§ **DATA SHOWN**:
----
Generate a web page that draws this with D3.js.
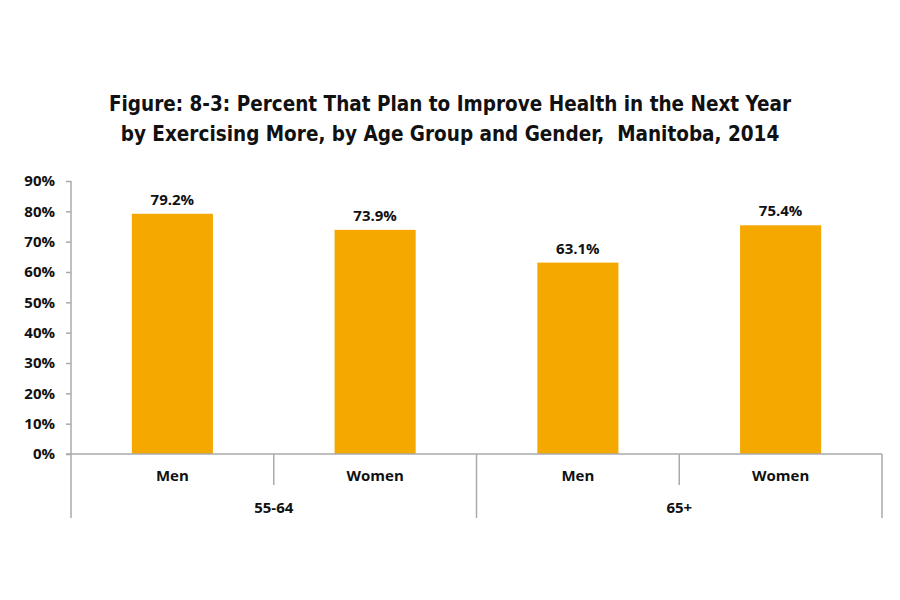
<!DOCTYPE html>
<html>
<head>
<meta charset="utf-8">
<script src="https://cdn.jsdelivr.net/npm/d3@7"></script>
<style>
  body { margin: 0; background: #fff; }
  text { font-family: "Open Sans", sans-serif; font-weight: 700; fill: #111; }
</style>
</head>
<body>
<div id="chart"></div>
<script>
// chart data
const ageGroups = ["55-64", "65+"];
const genders = ["Men", "Women"];
const categories = ["55-64|Men", "55-64|Women", "65+|Men", "65+|Women"];
const percentValues = [79.2, 73.9, 63.1, 75.4];
const yTicks = [0, 10, 20, 30, 40, 50, 60, 70, 80, 90];
const titleLines = [
    "Figure: 8-3: Percent That Plan to Improve Health in the Next Year",
    "by Exercising More, by Age Group and Gender,  Manitoba, 2014"
];

const width = 900;
const height = 600;
const margin = { top: 181, right: 18, bottom: 146, left: 71 };
const innerW = width - margin.left - margin.right;
const innerH = height - margin.top - margin.bottom;

const barColor = "#f5a800";
const axisColor = "#aaaaaa";

const svg = d3.select("#chart")
    .append("svg")
    .attr("width", width)
    .attr("height", height);

// title
svg.append("g")
    .selectAll("text")
    .data(titleLines)
    .enter()
    .append("text")
    .attr("x", width / 2)
    .attr("y", (d, i) => 111 + i * 30)
    .attr("text-anchor", "middle")
    .style("font-family", "'DejaVu Sans Condensed', 'Open Sans', sans-serif")
    .style("font-size", "20.5px")
    .style("white-space", "pre")
    .text(d => d);

const g = svg.append("g")
    .attr("transform", `translate(${margin.left},${margin.top})`);

const xScale = d3.scaleBand()
    .domain(categories)
    .range([0, innerW])
    .paddingInner(0.6)
    .paddingOuter(0.3);

const yScale = d3.scaleLinear()
    .domain([0, 90])
    .range([innerH, 0]);

const data = categories.map((c, i) => ({ key: c, value: percentValues[i] }));

// y axis
const yAxis = g.append("g")
    .call(d3.axisLeft(yScale).tickValues(yTicks).tickFormat(d => d + "%").tickSize(5).tickPadding(11));
yAxis.selectAll("text").style("font-size", "15px");
yAxis.select(".domain").attr("d", `M0,0V${innerH}`);

// bars
g.selectAll(".bar")
    .data(data)
    .enter()
    .append("rect")
    .attr("class", "bar")
    .attr("x", d => xScale(d.key))
    .attr("y", d => yScale(d.value))
    .attr("width", xScale.bandwidth())
    .attr("height", d => innerH - yScale(d.value))
    .attr("fill", barColor);

// value labels
g.selectAll(".val")
    .data(data)
    .enter()
    .append("text")
    .attr("class", "val")
    .attr("x", d => xScale(d.key) + xScale.bandwidth() / 2)
    .attr("y", d => yScale(d.value) - 9)
    .attr("text-anchor", "middle")
    .style("font-size", "15px")
    .text(d => d.value.toFixed(1) + "%");

// x axis (baseline + multi-level category separators)
const step = xScale.step();
const bandStart = d => xScale(d) - xScale.paddingOuter() * step;

g.append("line")
    .attr("x1", -5).attr("x2", innerW)
    .attr("y1", innerH).attr("y2", innerH)
    .attr("stroke", axisColor).attr("stroke-width", 1.5);

// separators between genders inside a group (short)
const innerSeps = categories.filter(c => c.endsWith("|Women"));
g.selectAll(".sep-short")
    .data(innerSeps)
    .enter()
    .append("line")
    .attr("x1", d => bandStart(d)).attr("x2", d => bandStart(d))
    .attr("y1", innerH).attr("y2", innerH + 31)
    .attr("stroke", axisColor).attr("stroke-width", 1.5);

// separators between age groups (long)
const groupEdges = [0].concat(ageGroups.map(a => bandStart(a + "|Women") + step * 1));
g.selectAll(".sep-long")
    .data(groupEdges)
    .enter()
    .append("line")
    .attr("x1", d => d).attr("x2", d => d)
    .attr("y1", innerH).attr("y2", innerH + 64)
    .attr("stroke", axisColor).attr("stroke-width", 1.5);

// gender labels
g.selectAll(".cat")
    .data(categories)
    .enter()
    .append("text")
    .attr("x", d => xScale(d) + xScale.bandwidth() / 2)
    .attr("y", innerH + 27)
    .attr("text-anchor", "middle")
    .style("font-size", "15px")
    .text(d => d.split("|")[1]);

// age group labels
g.selectAll(".grp")
    .data(ageGroups)
    .enter()
    .append("text")
    .attr("x", a => bandStart(a + "|Women"))
    .attr("y", innerH + 59)
    .attr("text-anchor", "middle")
    .style("font-size", "15px")
    .text(a => a);

g.selectAll(".domain, .tick line").attr("stroke", axisColor).attr("stroke-width", 1.5);
</script>
</body>
</html>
----
§ **EXERCISE PROMPT**: Reproduce the whole listing above word for word, but not its pictures.

§ **COMPLETE ANSWER**:
Generate a web page that draws this with D3.js.
<!DOCTYPE html>
<html>
<head>
<meta charset="utf-8">
<script src="https://cdn.jsdelivr.net/npm/d3@7"></script>
<style>
  body { margin: 0; background: #fff; }
  text { font-family: "Open Sans", sans-serif; font-weight: 700; fill: #111; }
</style>
</head>
<body>
<div id="chart"></div>
<script>
// chart data
const ageGroups = ["55-64", "65+"];
const genders = ["Men", "Women"];
const categories = ["55-64|Men", "55-64|Women", "65+|Men", "65+|Women"];
const percentValues = [79.2, 73.9, 63.1, 75.4];
const yTicks = [0, 10, 20, 30, 40, 50, 60, 70, 80, 90];
const titleLines = [
    "Figure: 8-3: Percent That Plan to Improve Health in the Next Year",
    "by Exercising More, by Age Group and Gender,  Manitoba, 2014"
];

const width = 900;
const height = 600;
const margin = { top: 181, right: 18, bottom: 146, left: 71 };
const innerW = width - margin.left - margin.right;
const innerH = height - margin.top - margin.bottom;

const barColor = "#f5a800";
const axisColor = "#aaaaaa";

const svg = d3.select("#chart")
    .append("svg")
    .attr("width", width)
    .attr("height", height);

// title
svg.append("g")
    .selectAll("text")
    .data(titleLines)
    .enter()
    .append("text")
    .attr("x", width / 2)
    .attr("y", (d, i) => 111 + i * 30)
    .attr("text-anchor", "middle")
    .style("font-family", "'DejaVu Sans Condensed', 'Open Sans', sans-serif")
    .style("font-size", "20.5px")
    .style("white-space", "pre")
    .text(d => d);

const g = svg.append("g")
    .attr("transform", `translate(${margin.left},${margin.top})`);

const xScale = d3.scaleBand()
    .domain(categories)
    .range([0, innerW])
    .paddingInner(0.6)
    .paddingOuter(0.3);

const yScale = d3.scaleLinear()
    .domain([0, 90])
    .range([innerH, 0]);

const data = categories.map((c, i) => ({ key: c, value: percentValues[i] }));

// y axis
const yAxis = g.append("g")
    .call(d3.axisLeft(yScale).tickValues(yTicks).tickFormat(d => d + "%").tickSize(5).tickPadding(11));
yAxis.selectAll("text").style("font-size", "15px");
yAxis.select(".domain").attr("d", `M0,0V${innerH}`);

// bars
g.selectAll(".bar")
    .data(data)
    .enter()
    .append("rect")
    .attr("class", "bar")
    .attr("x", d => xScale(d.key))
    .attr("y", d => yScale(d.value))
    .attr("width", xScale.bandwidth())
    .attr("height", d => innerH - yScale(d.value))
    .attr("fill", barColor);

// value labels
g.selectAll(".val")
    .data(data)
    .enter()
    .append("text")
    .attr("class", "val")
    .attr("x", d => xScale(d.key) + xScale.bandwidth() / 2)
    .attr("y", d => yScale(d.value) - 9)
    .attr("text-anchor", "middle")
    .style("font-size", "15px")
    .text(d => d.value.toFixed(1) + "%");

// x axis (baseline + multi-level category separators)
const step = xScale.step();
const bandStart = d => xScale(d) - xScale.paddingOuter() * step;

g.append("line")
    .attr("x1", -5).attr("x2", innerW)
    .attr("y1", innerH).attr("y2", innerH)
    .attr("stroke", axisColor).attr("stroke-width", 1.5);

// separators between genders inside a group (short)
const innerSeps = categories.filter(c => c.endsWith("|Women"));
g.selectAll(".sep-short")
    .data(innerSeps)
    .enter()
    .append("line")
    .attr("x1", d => bandStart(d)).attr("x2", d => bandStart(d))
    .attr("y1", innerH).attr("y2", innerH + 31)
    .attr("stroke", axisColor).attr("stroke-width", 1.5);

// separators between age groups (long)
const groupEdges = [0].concat(ageGroups.map(a => bandStart(a + "|Women") + step * 1));
g.selectAll(".sep-long")
    .data(groupEdges)
    .enter()
    .append("line")
    .attr("x1", d => d).attr("x2", d => d)
    .attr("y1", innerH).attr("y2", innerH + 64)
    .attr("stroke", axisColor).attr("stroke-width", 1.5);

// gender labels
g.selectAll(".cat")
    .data(categories)
    .enter()
    .append("text")
    .attr("x", d => xScale(d) + xScale.bandwidth() / 2)
    .attr("y", innerH + 27)
    .attr("text-anchor", "middle")
    .style("font-size", "15px")
    .text(d => d.split("|")[1]);

// age group labels
g.selectAll(".grp")
    .data(ageGroups)
    .enter()
    .append("text")
    .attr("x", a => bandStart(a + "|Women"))
    .attr("y", innerH + 59)
    .attr("text-anchor", "middle")
    .style("font-size", "15px")
    .text(a => a);

g.selectAll(".domain, .tick line").attr("stroke", axisColor).attr("stroke-width", 1.5);
</script>
</body>
</html>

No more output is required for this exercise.